The most valuable experience may be learning humility. No trader controls the market. No indicator works forever. No strategy wins all the time. A forex currency trader who survives long enough usually becomes less obsessed with predicting every move and more focused on building a repeatable process. That process includes research, risk limits, patience, and the ability to walk away when conditions are unclear. Sometimes the best trade is no trade at all, which is deeply annoying but often financially wise.
Conclusion: What Is a Forex Currency Trader?
A forex currency trader is a market participant who buys and sells currencies based on expectations about exchange rate movement. The role can range from a professional institutional trader managing large positions to a retail trader speculating through an online platform. Forex trading involves currency pairs, pips, spreads, leverage, margin, and constant attention to economic and geopolitical events.

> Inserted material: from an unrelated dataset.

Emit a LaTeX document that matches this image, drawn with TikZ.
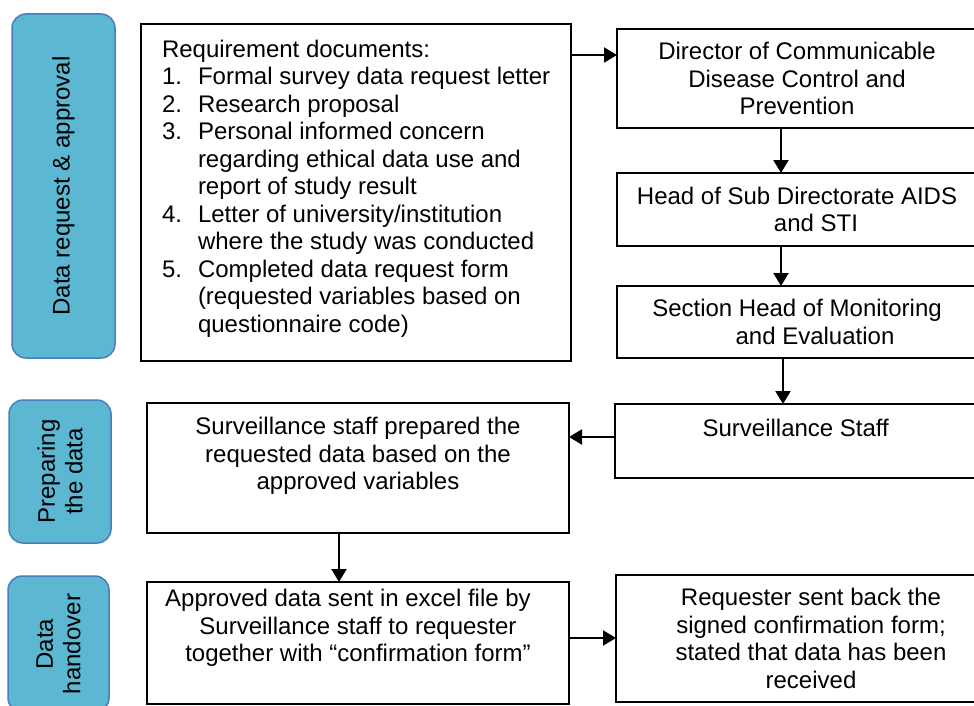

At its best, forex trading is a serious analytical discipline built on research, risk management, and emotional control. At its worst, it becomes overleveraged guessing dressed up in fancy chart colors. The difference is not luck alone. It is preparation, patience, and the ability to treat risk like the main character.
Anyone interested in becoming a forex currency trader should start with education, not deposits. Understand how currency pairs work, learn the risks of leverage, check broker registration, avoid “guaranteed profit” promises, and never trade money needed for essential expenses. Forex may be the world’s largest financial market, but for individual traders, survival begins with one small sentence: protect your capital first.